Objectives: To review the overall performance of a neonatal screening program for cystic fibrosis (CF) from 1981 to 1994, and to compare two strategies of case detection.
Program design: Initially, immunoreactive trypsin (IRT) was measured in dried blood spots, and because of the low sensitivity of this test at days 3 to 5, a second sample was needed from babies with positive test results. Since 1993 a positive IRT assay result has been followed by direct gene analysis for the common CF mutation, delta F508, with the use of the same sample. Cases with false-negative results were actively sought throughout the period.

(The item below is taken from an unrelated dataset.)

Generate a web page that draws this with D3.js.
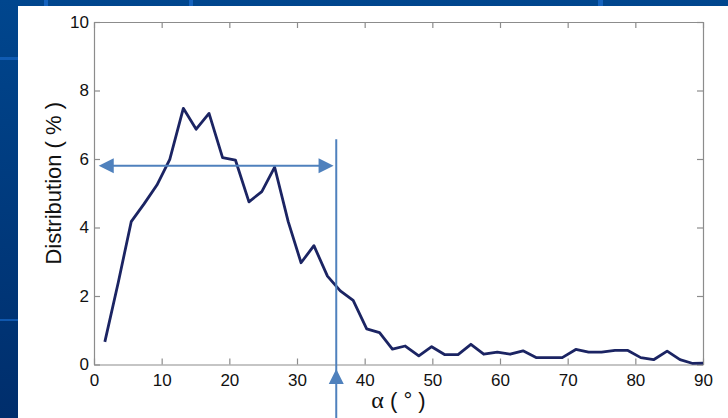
<!DOCTYPE html>
<html>
<head>
<meta charset="utf-8">
<script src="https://cdn.jsdelivr.net/npm/d3@7"></script>
<style>
  html, body { margin: 0; padding: 0; background: #003c80; }
  svg { display: block; }
</style>
</head>
<body>
<svg id="chart" width="728" height="418"></svg>
<script>
// ---- data ----
const angles = [1.6, 3.6, 5.5, 7.4, 9.3, 11.2, 13.2, 15.1, 17.0, 19.0, 20.9, 22.9, 24.8, 26.7, 28.7, 30.6,
  32.5, 34.5, 36.4, 38.3, 40.3, 42.2, 44.1, 46.0, 48.0, 49.9, 51.8, 53.8, 55.7, 57.6, 59.6, 61.5,
  63.4, 65.4, 67.3, 69.2, 71.2, 73.1, 75.0, 77.0, 78.9, 80.8, 82.7, 84.7, 86.6, 88.5, 90.0];
const distribution = [0.66, 2.41, 4.17, 4.69, 5.24, 5.99, 7.48, 6.87, 7.33, 6.04, 5.97, 4.75, 5.05, 5.76, 4.17, 2.97,
  3.47, 2.58, 2.15, 1.87, 1.04, 0.93, 0.45, 0.54, 0.25, 0.52, 0.29, 0.29, 0.59, 0.30, 0.36, 0.30,
  0.40, 0.20, 0.20, 0.20, 0.44, 0.36, 0.36, 0.41, 0.41, 0.20, 0.14, 0.39, 0.14, 0.03, 0.04];
const xTicks = [0, 10, 20, 30, 40, 50, 60, 70, 80, 90];
const yTicks = [0, 2, 4, 6, 8, 10];
const xTitleSymbol = "α";
const xTitleRest = " ( ° )";
const yTitle = "Distribution ( % )";
// annotation (data units)
const spanY = 5.8;          // horizontal double arrow level
const spanX = [0.7, 35.4];  // arrow tips
const cutoff = 35.8;        // vertical marker line
const cutoffTop = 6.58;
const cutoffTip = -0.13;

// ---- drawing ----
const svg = d3.select("#chart");
const W = 728, H = 418;

// slide background
const defs = svg.append("defs");
const grad = defs.append("linearGradient").attr("id", "bg").attr("x1", 0).attr("y1", 0).attr("x2", 0).attr("y2", 1);
grad.append("stop").attr("offset", "0%").attr("stop-color", "#00468e");
grad.append("stop").attr("offset", "100%").attr("stop-color", "#002e6c");
svg.append("rect").attr("width", W).attr("height", H).attr("fill", "url(#bg)");
// faint tile lines of the slide background
const gridCol = "#1462bd";
[[44, 0, 4, 6], [189, 0, 4, 6], [598, 0, 5, 6]].forEach(r =>
  svg.append("rect").attr("x", r[0]).attr("y", r[1]).attr("width", r[2]).attr("height", r[3]).attr("fill", gridCol));
[[0, 57, 18, 3], [0, 319, 18, 2]].forEach(r =>
  svg.append("rect").attr("x", r[0]).attr("y", r[1]).attr("width", r[2]).attr("height", r[3]).attr("fill", gridCol).attr("opacity", 0.8));

// white picture panel
svg.append("rect").attr("x", 18).attr("y", 6).attr("width", W - 18).attr("height", H - 6).attr("fill", "#ffffff");

const x = d3.scaleLinear().domain([0, 90]).range([94, 703]);
const y = d3.scaleLinear().domain([0, 10]).range([364.5, 22]);

const axisCol = "#8c8c8c";
const font = "Arial, 'Liberation Sans', Helvetica, sans-serif";

function styleAxis(g) {
  g.selectAll("path").attr("stroke", axisCol).attr("stroke-width", 1.2);
  g.selectAll("line").attr("stroke", axisCol).attr("stroke-width", 1.2);
  g.selectAll("text").attr("fill", "#111").style("font-family", font).style("font-size", "17px");
}

svg.append("g").attr("transform", `translate(0,${y(0)})`)
  .call(d3.axisBottom(x).tickValues(xTicks).tickSizeInner(-6).tickSizeOuter(0).tickPadding(9).tickFormat(d3.format("d")))
  .call(styleAxis);
svg.append("g").attr("transform", `translate(0,${y(10)})`)
  .call(d3.axisTop(x).tickValues(xTicks).tickSizeInner(-6).tickSizeOuter(0).tickFormat(""))
  .call(styleAxis);
svg.append("g").attr("transform", `translate(${x(0)},0)`)
  .call(d3.axisLeft(y).tickValues(yTicks).tickSizeInner(-6).tickSizeOuter(0).tickPadding(5).tickFormat(d3.format("d")))
  .call(styleAxis);
svg.append("g").attr("transform", `translate(${x(90)},0)`)
  .call(d3.axisRight(y).tickValues(yTicks).tickSizeInner(-6).tickSizeOuter(0).tickFormat(""))
  .call(styleAxis);

// data line
const pts = angles.map((a, i) => [a, distribution[i]]);
svg.append("path")
  .datum(pts)
  .attr("fill", "none")
  .attr("stroke", "#1b2463")
  .attr("stroke-width", 2.8)
  .attr("stroke-linejoin", "round")
  .attr("d", d3.line().x(d => x(d[0])).y(d => y(d[1])));

// annotations
const annCol = "#4f81bd";
const ay = y(spanY);
const ah = 15, aw = 7.5;
svg.append("line")
  .attr("x1", x(spanX[0]) + 5).attr("x2", x(spanX[1]) - 5)
  .attr("y1", ay).attr("y2", ay)
  .attr("stroke", annCol).attr("stroke-width", 2);
svg.append("path").attr("fill", annCol)
  .attr("d", `M${x(spanX[0])},${ay} L${x(spanX[0]) + ah},${ay - aw} L${x(spanX[0]) + ah},${ay + aw} Z`);
svg.append("path").attr("fill", annCol)
  .attr("d", `M${x(spanX[1])},${ay} L${x(spanX[1]) - ah},${ay - aw} L${x(spanX[1]) - ah},${ay + aw} Z`);

const vx = x(cutoff);
svg.append("line")
  .attr("x1", vx).attr("x2", vx)
  .attr("y1", y(cutoffTop)).attr("y2", H)
  .attr("stroke", annCol).attr("stroke-width", 2);
const ty = y(cutoffTip);
svg.append("path").attr("fill", annCol)
  .attr("d", `M${vx},${ty} L${vx - aw},${ty + ah} L${vx + aw},${ty + ah} Z`);

// titles
const xt = svg.append("text")
  .attr("x", x(45)).attr("y", 408)
  .attr("text-anchor", "middle")
  .attr("fill", "#111")
  .style("font-family", font).style("font-size", "22px");
xt.append("tspan").style("font-family", "'Liberation Serif', 'DejaVu Serif', serif").style("font-size", "24px").text(xTitleSymbol);
xt.append("tspan").attr("xml:space", "preserve").style("white-space", "pre").text(xTitleRest);
svg.append("text")
  .attr("transform", `translate(61,${(y(0) + y(10)) / 2 - 10}) rotate(-90)`)
  .attr("text-anchor", "middle")
  .attr("fill", "#111")
  .style("font-family", font).style("font-size", "22px")
  .text(yTitle);
</script>
</body>
</html>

Results: With IRT alone, 1,015,000 babies were tested. Of 389 babies with CF, 30 had a clinical diagnosis of CF made after a negative screening test result or an administrative error. Early diagnosis was achieved in 92%. With the IRT/DNA protocol, 59 of 62 infants had a positive screening test result (44 were homozygous for delta F508) among 189,000 babies tested. Three babies with CF had no copy of this mutation, but two were identified early because of meconium ileus. The false-positive rate was much greater for IRT alone than for the IRT/DNA test (0.69% vs 0.054%). All false-positive cases in the IRT/DNA protocol were, of necessity, CF carriers.
Conclusion: The percentage of babies with CF who had an early diagnosis was similar with the two protocols, but we concluded that the advantages of the IRT/DNA test for screening, particularly in the avoidance of the need for second IRT samples, outweighed the drawback of unwanted carrier detection.